Теперь чуть-чуть поговорим о хронологии. В самом начале Кастул осматривает место сражения, которое произошло шесть лет назад. Потом с ним случается обморок, а вслед за обмороком приходит флэшбек о том, как он валялся в лазарете после этого сражения. Потом, уже во время этого флэшбека, у него случается другой флэшбек - о том, как он сражался, и как его друг его спасал. Читателю подобные воспоминания-внутри-воспоминаний не нужны, они только мешают восприятию. Было бы гораздо лучше, если бы центурион осматривал место сражения и вспоминал произошедшее последовательно - как он сражался рядом с Квинтом, как тот его спас, и как они потом беседовали в лазарете. И, конечно, первая глава бы сильно выиграла, если бы воспоминания Кастула не сопровождались обмороком и истерикой. Автору, безусловно, всегда проще передать переживания героя через подступающую дурноту, подогнувшиеся ноги и надрывные рыдания, чем отыскать такие средства выразительности, которые позволили бы читающему присоединиться к чувствам персонажа, но подобный балаган - просто способ максимально дешево решить проблему «как мне показать читателю, что мой герой страдает».

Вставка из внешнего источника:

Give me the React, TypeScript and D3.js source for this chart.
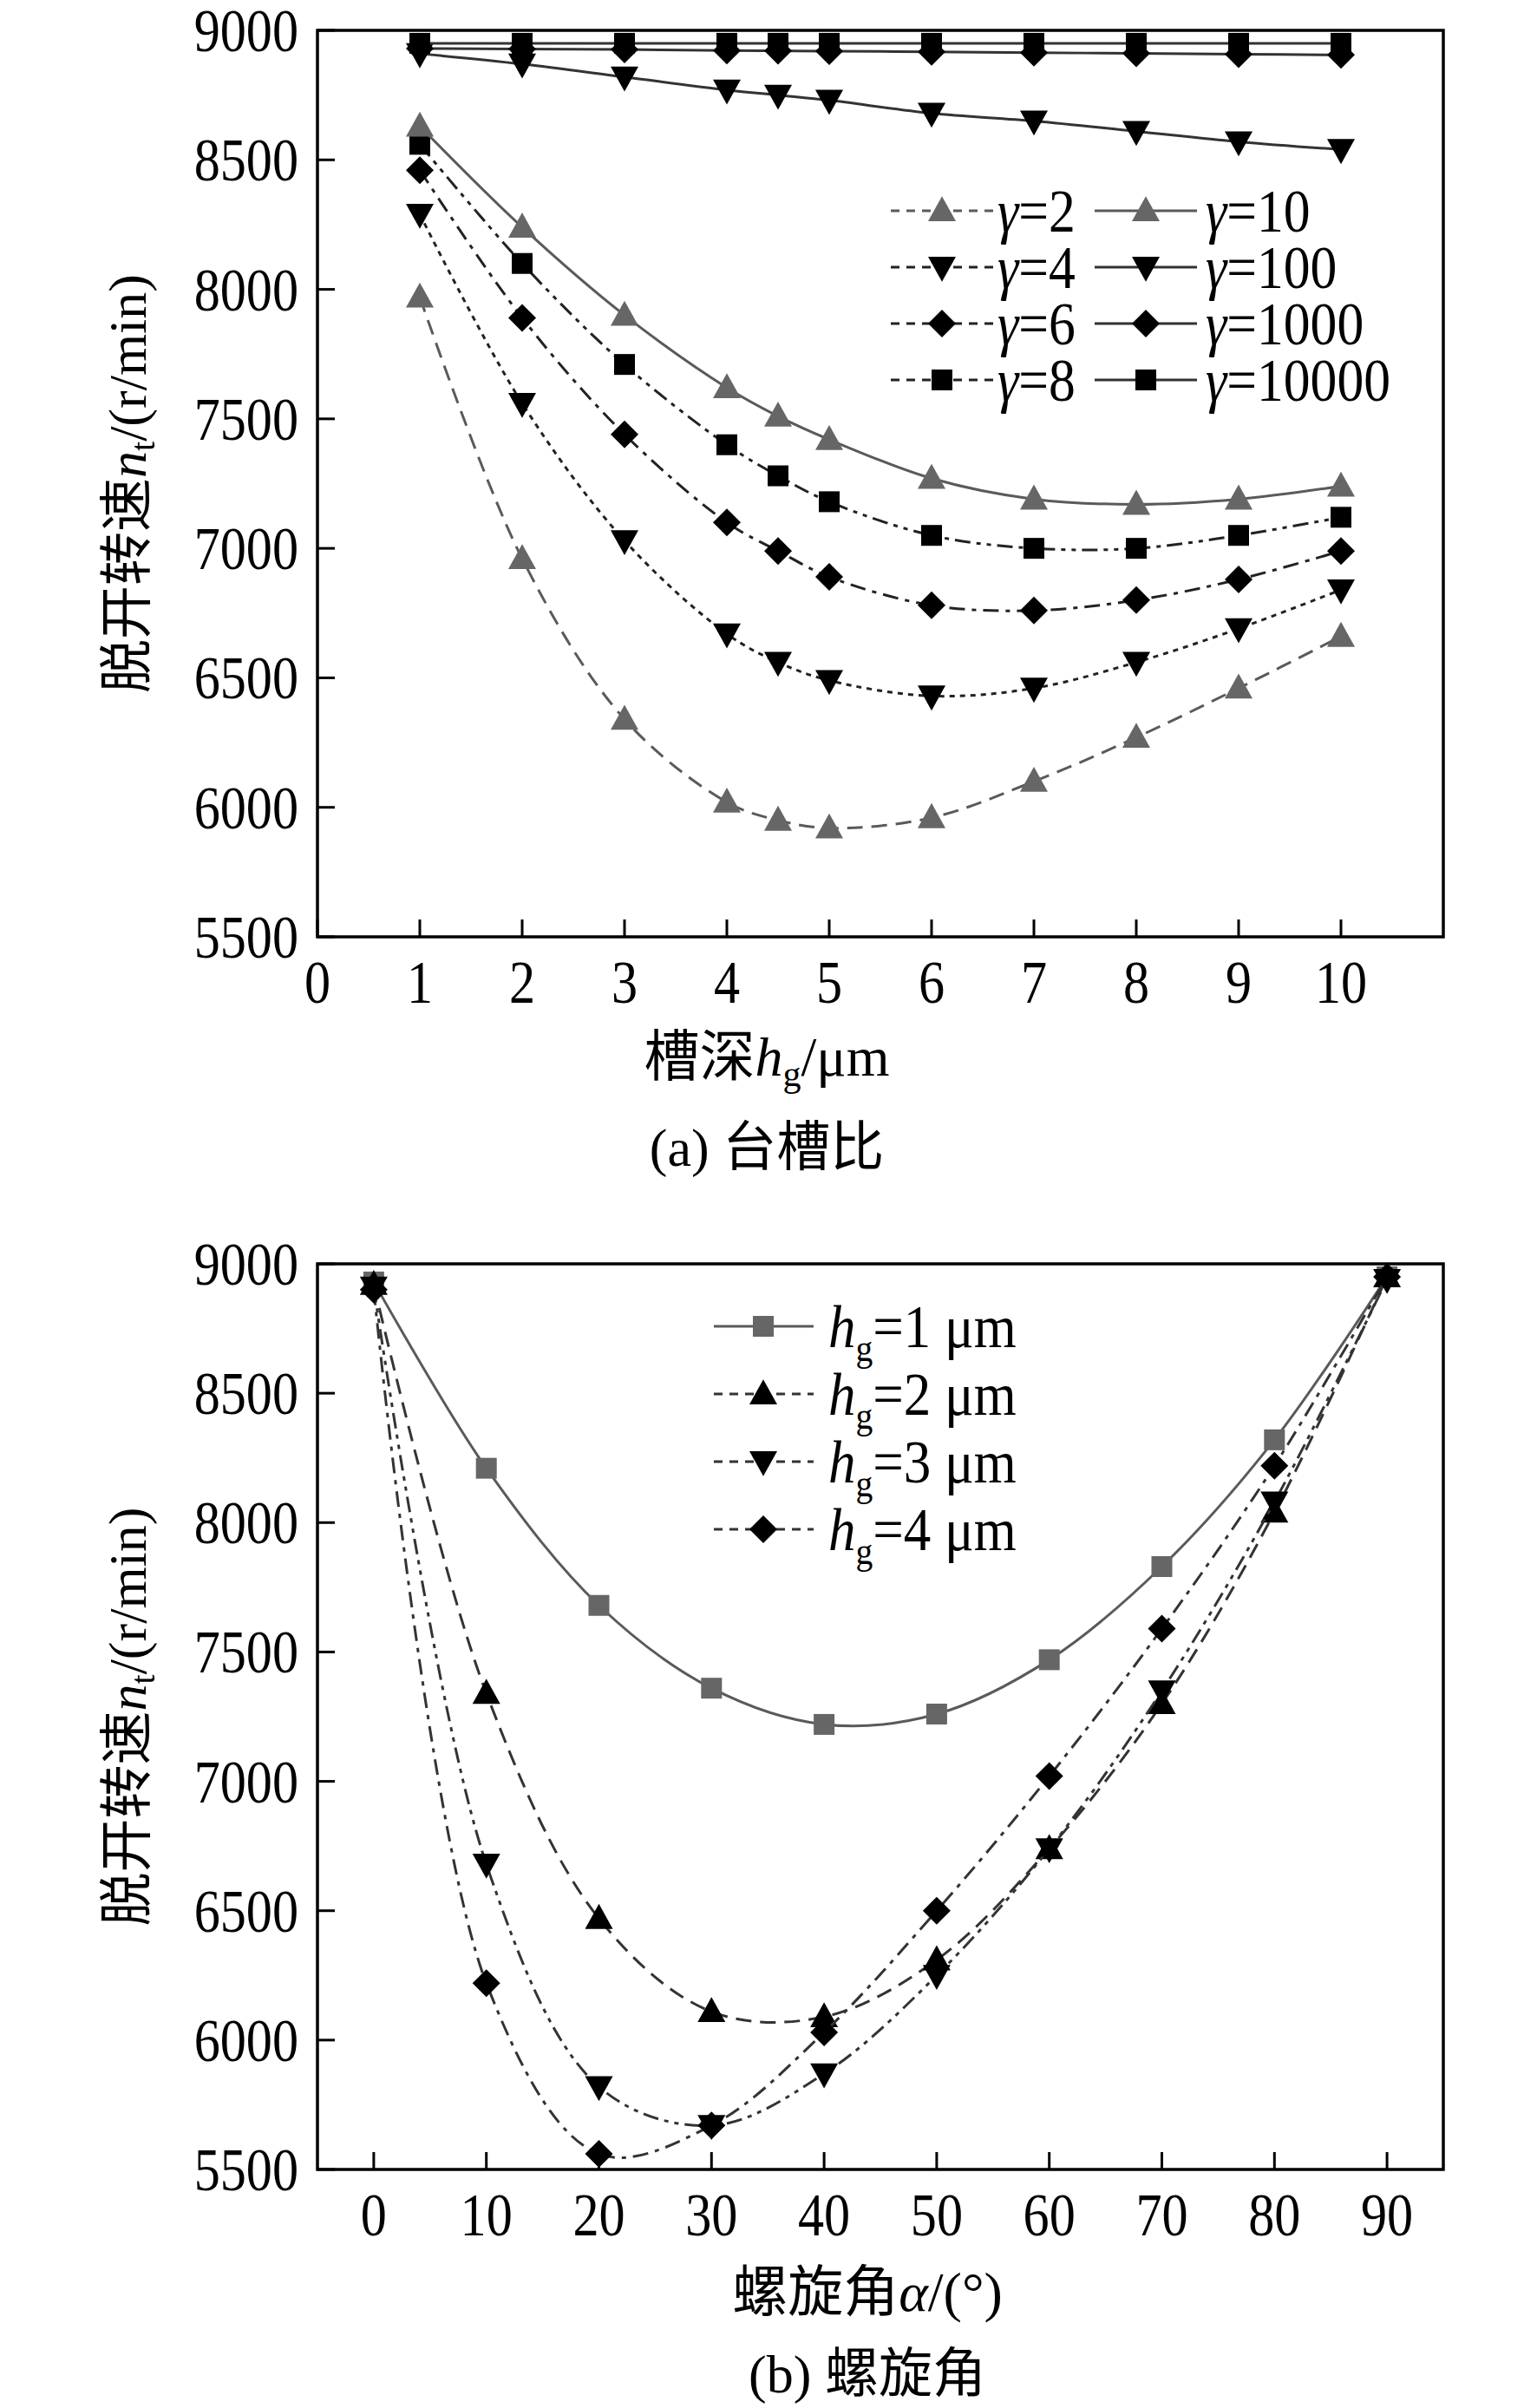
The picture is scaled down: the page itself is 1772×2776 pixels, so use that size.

Очень смешно и неуместно смотрится фраза «напряженные отношения в коллективе» применительно к римскому легиону. Слово «коллектив», как правило, не применяют к войсковым подразделениям. Еще более неуместной я назвал бы фразу «перед ним восстали темные стены камеры пять на пять». И я даже не о том, что патетичный стиль («восстали») плохо сочетается с разговорным «пять на пять». Но пять на пять чего? Для современного читателя, определенно, метров. Ну, а для римлянина? Википедия предлагает минимум три меры длины, которые мог иметь ввиду герой - cubitus (44,4 см), gradus (0,74 метра), passus (1,48 м). Отдайте текст на вычитку. Когда в момент ночного нападения ваш Квинт орет «Ублюдки! Вы все сдохнИте!», это мгновенно убивает впечатление от сцены. Ругательства могут передавать экспрессию и напряжение, но ругательства с ошибками всегда выглядят очень глупо и смешно. Когда герои попадают в плен, и Кастул приходит в себя после очередного обморока, разговоры в стиле «шестой класс, вторая четверть» сразу же возобновляются: «А я уж думал, что ты сдох» - «Кто? Я сдох?» - «Нет, идиот, твоя бабка!». Конечно, разговорная речь и непринужденные диалоги делают героев более живыми и понятными читателю, но в этом деле очень важно не переборщить, а современные авторы почему-то часто понимают под «живой непринужденной речью» поведение подростков лет двенадцати, и это всегда крайне утомительно.